An immediate effect was to strengthen a case British foreign secretary Ernest Bevin had begun to make in December 1947: that Great Britain, France, and the Benelux countries should form the “Western Union,” a political and military alliance directed ostensibly against any resurgence of German aggression but in fact against the Soviet Union. Kennan had been skeptical, warning Marshall that any military buildup would divert the countries involved from the more important task of economic recovery. The Russians had no intention of attacking anyone.
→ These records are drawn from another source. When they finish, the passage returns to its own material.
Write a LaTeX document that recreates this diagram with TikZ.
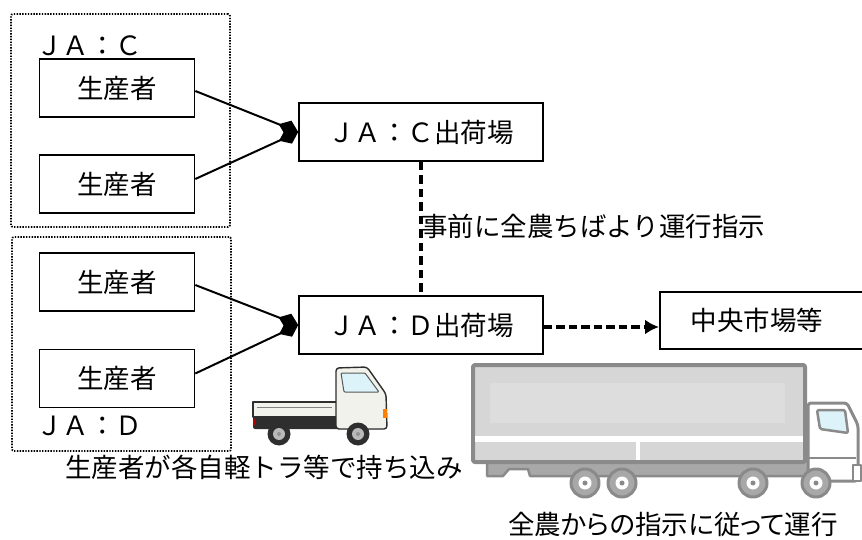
\documentclass[tikz,border=0pt]{standalone}
\usepackage{fontspec}
\newfontfamily\jp{Noto Sans CJK JP}
\newfontfamily\jpp[RawFeature=+palt]{Noto Sans CJK JP}
\usetikzlibrary{arrows.meta}
\definecolor{tkgray}{HTML}{8A8A8A}
\definecolor{tkbox}{HTML}{D6D6D6}
\definecolor{tkinner}{HTML}{DDDDDD}
\definecolor{tkwheel}{HTML}{A8A8A8}
\definecolor{glass}{HTML}{DDF3FA}
\definecolor{kbody}{HTML}{F2F2EC}
\definecolor{kline}{HTML}{2E2E2E}
\begin{document}
\begin{tikzpicture}[x=1pt,y=-1pt,
  every node/.style={font=\jp\fontsize{26.5}{30}\selectfont, inner sep=0pt},
  box/.style={draw, line width=1.6pt, minimum height=58pt, fill=white},
  group/.style={draw, line width=1.8pt, dash pattern=on 1.4pt off 1.4pt, rounded corners=2pt, minimum width=219pt},
  link/.style={line width=2pt, -{Diamond[length=21pt,width=16pt]}},
  order/.style={line width=3.6pt, dash pattern=on 8.5pt off 5pt},
  haul/.style={line width=3.6pt, dash pattern=on 8.5pt off 4pt, -{Latex[length=14pt,width=15pt]}},
  bigwheel/.style={fill=tkwheel, draw=tkgray, line width=3pt},
]
\useasboundingbox (0,0) rectangle (862,540);

% producer groups
\node[group, minimum height=213pt] (grpC) at (120.5,120.5) {};
\node[group, minimum height=214pt] (grpD) at (121.5,344) {};
\node (labC) at (89,46) {ＪＡ：Ｃ};
\node (labD) at (89,426) {ＪＡ：Ｄ};

% producers
\node[box, minimum width=155pt] (p1) at (117,88) {生産者};
\node[box, minimum width=155pt] (p2) at (117,184) {生産者};
\node[box, minimum width=155pt] (p3) at (117,282) {生産者};
\node[box, minimum width=155pt] (p4) at (117,378.5) {生産者};

% shipping points and market
\node[box, minimum width=244pt] (shipC) at (421,132) {ＪＡ：Ｃ出荷場};
\node[box, minimum width=244pt] (shipD) at (421,325) {ＪＡ：Ｄ出荷場};
\node[box, minimum width=230pt, minimum height=57pt, anchor=west] (market) at (659,320.5) {\hspace*{4pt}中央市場等\hspace*{40pt}};

% connectors
\draw[link] ([yshift=-3pt]p1.east) -- (shipC.west);
\draw[link] ([yshift=5pt]p2.east) -- (shipC.west);
\draw[link] ([yshift=-3pt]p3.east) -- (shipD.west);
\draw[link] ([yshift=5pt]p4.east) -- (shipD.west);
\draw[order] (shipC.south) -- (shipD.north);
\draw[haul] ([yshift=-2pt]shipD.east) -- ([yshift=-2pt]shipD.east -| market.west);

% captions
\node[anchor=west] (note) at (421,226) {事前に全農ちばより運行指示};
\node (capK) at (264,467) {生産者が各自軽トラ等で持ち込み};
\node[font=\jpp\fontsize{26.5}{30}\selectfont] (capT) at (673,524) {全農からの指示に従って運行};

% light truck
\begin{scope}[line join=round]
  \fill[kline, rounded corners=2pt] (253,416) rectangle (384,429);
  \fill[red!70!black] (253,419) rectangle (256,425);
  \draw[kline, line width=1.4pt, fill=kbody] (253,402) rectangle (337,417);
  \draw[kline!60, line width=0.6pt] (257,407) -- (332,407);
  \draw[kline, line width=1.4pt, fill=kbody, rounded corners=3pt]
    (336,429) -- (336,368) -- (367,367) -- (386,394) -- (387,429) -- cycle;
  \draw[kline!80, line width=1pt, fill=glass, rounded corners=1pt]
    (341,373) -- (365,373) -- (379,392) -- (344,392) -- cycle;
  \fill[orange] (383,409) rectangle (387,418);
  \foreach \cx in {279,358} {
    \fill[kline] (\cx,434) circle[radius=11.5pt];
    \fill[gray!55] (\cx,434) circle[radius=6pt];
    \fill[gray!85] (\cx,434) circle[radius=2pt];
  }
\end{scope}

% large truck
\begin{scope}[line join=round]
  \draw[tkgray, fill=tkwheel, line width=2.5pt]
    (487,461) -- (487,476) -- (503,476) -- (509,469) -- (528,469) -- (530,476) -- (812,476) -- (812,461) -- cycle;
  \draw[tkgray, fill=tkbox, line width=4pt, rounded corners=2pt] (473,365) rectangle (805,462);
  \fill[tkinner] (490,383) rectangle (785,423);
  \fill[white] (475,436) rectangle (803,442);
  \fill[white] (636,442) rectangle (640,460);
  \draw[tkgray, fill=white, line width=3pt, rounded corners=3pt]
    (808,481) -- (808,403) -- (847,403) -- (858,425) -- (858,481) -- cycle;
  \draw[tkgray, line width=2.5pt] (808,458) -- (856,458);
  \draw[tkgray, fill=white, line width=2pt] (853,465) rectangle (861,481);
  \draw[tkgray, fill=glass, line width=2.5pt, rounded corners=1.5pt]
    (817,410) -- (845,410) -- (848,433) -- (820,429) -- cycle;
  \foreach \cx in {585,622,753,816} {
    \draw[bigwheel] (\cx,483) circle[radius=14pt];
    \fill[white] (\cx,483) circle[radius=6.5pt];
    \fill[tkgray] (\cx,483) circle[radius=2.5pt];
  }
\end{scope}
\end{tikzpicture}
\end{document}
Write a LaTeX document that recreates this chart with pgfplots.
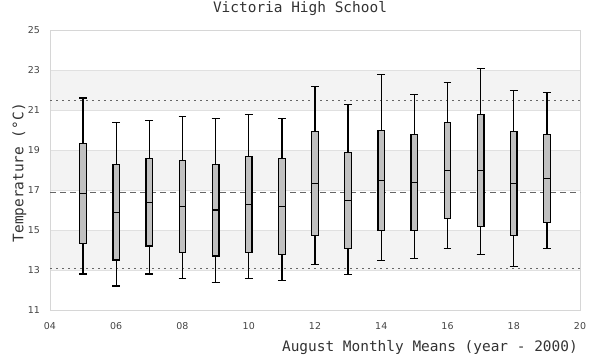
\documentclass[border=0pt]{standalone}
\usepackage{fontspec}
\setmainfont{DejaVu Sans Mono}
\newfontfamily\tickfont{DejaVu Sans}
\usepackage{pgfplots}
\pgfplotsset{compat=1.18}
\usepgfplotslibrary{statistics}
\definecolor{gridc}{HTML}{E0E0E0}
\definecolor{framec}{HTML}{D6D6D6}
\definecolor{band}{HTML}{F3F3F3}
\definecolor{refc}{HTML}{666666}
\definecolor{boxc}{HTML}{C0C0C0}
\definecolor{textc}{HTML}{333333}
\definecolor{tickc}{HTML}{444444}
\pgfplotsset{bx/.style={draw=black, fill=boxc, line width=1.3bp, solid}}
\begin{document}
\begin{tikzpicture}
\begin{axis}[
  set layers,
  scale only axis, width=530bp, height=280bp,
  xmin=4, xmax=20, ymin=11, ymax=25,
  xtick={4,6,...,20},
  xticklabel={\tickfont\fontsize{9.5}{11}\selectfont\pgfmathparse{int(round(\tick))}\ifnum\pgfmathresult<10 0\fi\pgfmathresult},
  ytick={11,13,...,25},
  /pgf/number format/assume math mode=true,
  ymajorgrids, grid style={draw=gridc, line width=0.8bp},
  axis line style={draw=framec, line width=0.8bp},
  major tick length=0pt,
  tick label style={font=\tickfont\fontsize{9.5}{11}\selectfont, text=tickc, inner sep=0pt},
  yticklabel style={anchor=east, xshift=-10bp},
  xticklabel style={anchor=north, yshift=-12bp},
  title={Victoria High School},
  title style={at={(axis description cs:0.4717,1.041)}, anchor=base, inner sep=0pt, font=\fontsize{14.5}{16}\selectfont, text=textc},
  xlabel={August Monthly Means (year - 2000)},
  xlabel style={at={(axis description cs:0.9962,-0.15)}, anchor=base east, inner sep=0pt, font=\fontsize{14.5}{16}\selectfont, text=textc},
  ylabel={Temperature (°C)},
  ylabel style={at={(axis description cs:-0.0504,0.49)}, anchor=base, inner sep=0pt, font=\fontsize{14.5}{16}\selectfont, text=textc},
  boxplot/draw direction=y,
]
% background bands
\addplot[on layer=axis background, fill=band, draw=none] coordinates {(4,21) (20,21) (20,23) (4,23)} -- cycle;
\addplot[on layer=axis background, fill=band, draw=none] coordinates {(4,17) (20,17) (20,19) (4,19)} -- cycle;
\addplot[on layer=axis background, fill=band, draw=none] coordinates {(4,13) (20,13) (20,15) (4,15)} -- cycle;
% reference lines
\addplot[refc, line width=0.9bp, dash pattern=on 1.5bp off 4.5bp] coordinates {(4,21.5) (20,21.5)};
\addplot[refc, line width=0.9bp, dash pattern=on 6bp off 4bp] coordinates {(4,16.88) (20,16.88)};
\addplot[refc, line width=0.9bp, dash pattern=on 1.5bp off 4.5bp] coordinates {(4,13.08) (20,13.08)};
% boxes
\addplot[bx, boxplot prepared={draw position=5, lower whisker=12.8, lower quartile=14.33, median=16.83, upper quartile=19.33, upper whisker=21.6, box extend=0.2, whisker extend=0.24}] coordinates {};
\addplot[bx, boxplot prepared={draw position=6, lower whisker=12.2, lower quartile=13.5, median=15.88, upper quartile=18.28, upper whisker=20.38, box extend=0.2, whisker extend=0.24}] coordinates {};
\addplot[bx, boxplot prepared={draw position=7, lower whisker=12.8, lower quartile=14.2, median=16.38, upper quartile=18.58, upper whisker=20.48, box extend=0.2, whisker extend=0.24}] coordinates {};
\addplot[bx, boxplot prepared={draw position=8, lower whisker=12.58, lower quartile=13.88, median=16.18, upper quartile=18.48, upper whisker=20.68, box extend=0.2, whisker extend=0.24}] coordinates {};
\addplot[bx, boxplot prepared={draw position=9, lower whisker=12.38, lower quartile=13.7, median=16.0, upper quartile=18.28, upper whisker=20.58, box extend=0.2, whisker extend=0.24}] coordinates {};
\addplot[bx, boxplot prepared={draw position=10, lower whisker=12.58, lower quartile=13.88, median=16.28, upper quartile=18.68, upper whisker=20.78, box extend=0.2, whisker extend=0.24}] coordinates {};
\addplot[bx, boxplot prepared={draw position=11, lower whisker=12.48, lower quartile=13.78, median=16.18, upper quartile=18.58, upper whisker=20.58, box extend=0.2, whisker extend=0.24}] coordinates {};
\addplot[bx, boxplot prepared={draw position=12, lower whisker=13.28, lower quartile=14.73, median=17.33, upper quartile=19.93, upper whisker=22.18, box extend=0.2, whisker extend=0.24}] coordinates {};
\addplot[bx, boxplot prepared={draw position=13, lower whisker=12.78, lower quartile=14.08, median=16.48, upper quartile=18.88, upper whisker=21.28, box extend=0.2, whisker extend=0.24}] coordinates {};
\addplot[bx, boxplot prepared={draw position=14, lower whisker=13.48, lower quartile=14.98, median=17.48, upper quartile=19.98, upper whisker=22.78, box extend=0.2, whisker extend=0.24}] coordinates {};
\addplot[bx, boxplot prepared={draw position=15, lower whisker=13.58, lower quartile=14.98, median=17.38, upper quartile=19.78, upper whisker=21.78, box extend=0.2, whisker extend=0.24}] coordinates {};
\addplot[bx, boxplot prepared={draw position=16, lower whisker=14.08, lower quartile=15.58, median=17.98, upper quartile=20.38, upper whisker=22.38, box extend=0.2, whisker extend=0.24}] coordinates {};
\addplot[bx, boxplot prepared={draw position=17, lower whisker=13.78, lower quartile=15.18, median=17.98, upper quartile=20.78, upper whisker=23.08, box extend=0.2, whisker extend=0.24}] coordinates {};
\addplot[bx, boxplot prepared={draw position=18, lower whisker=13.18, lower quartile=14.73, median=17.33, upper quartile=19.93, upper whisker=21.98, box extend=0.2, whisker extend=0.24}] coordinates {};
\addplot[bx, boxplot prepared={draw position=19, lower whisker=14.08, lower quartile=15.38, median=17.58, upper quartile=19.78, upper whisker=21.88, box extend=0.2, whisker extend=0.24}] coordinates {};
\end{axis}
\path (current axis.south west) ++(-50bp,-50bp) rectangle ++(600bp,360bp);
\end{tikzpicture}
\end{document}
What they wanted instead was to take control from within, through “stooge political elements.” The Marshall Plan was the best way to keep that from happening.
51
By the time the Policy Planning Staff got around to analyzing Bevin’s proposal, however, the Czechoslovak coup had occurred and Kennan was in Japan, unable to guide its deliberations. George Butler, its deputy director, was a Latin American specialist, so he asked a temporary member, Kennan’s former Riga colleague Bernard Gufler, to take on the assignment. Gufler, no expert either, sought help from the Office of European Affairs, whose director, John D. Hickerson, not only shared Bevin’s concerns but wanted to go one step further: the time had come, he believed, for a formal U.S. commitment to the defense of Western Europe. PPS/27, completed on March 23, reflected Hickerson’s reasoning. Fears of Soviet aggression, it concluded, were now so strong that assurances of military support from the United States were needed. Kennan was not consulted: “I was shocked to learn, on my return, that . . . my deputy had produced a Planning Staff paper blessing this idea.”
52
This had happened, as Kennan remembered it, because the State Department had panicked. There were indeed grounds for concern. On March 1 a Policy Planning Staff consultant, Yale professor Arnold Wolfers, warned on the basis of a just-concluded trip to Italy that the communists could win the upcoming elections there, and if that happened, the rest of Europe might follow the Italian example. Then on March 5 General Lucius D. Clay, MacArthur’s counterpart in American-occupied Germany, alerted Army intelligence to “a subtle change” he had detected in Soviet behavior suggesting that war might now come “with dramatic suddenness.” Clay’s cable leaked, causing a war scare in Washington, and summaries of both pronouncements finally caught up with Kennan on March 15, while he was on a side trip to Manila. Startled, he tried to evaluate their significance in a hastily composed telegram to Marshall and Lovett. It conveyed the impression, however, that Kennan had panicked.
53
He began by reminding his superiors that he had never foreseen Soviet military action unless Kremlin leaders became “dizzy with success” or feared a collapse of their authority in Eastern Europe. But now, strangely, both things seemed to be happening. Possibilities of success at the polls had excited European communists, while Stalin and his associates were becoming increasingly fearful that the Marshall Plan might succeed. This combination of euphoria and desperation posed new dangers: “We must be prepared for all eventualities.”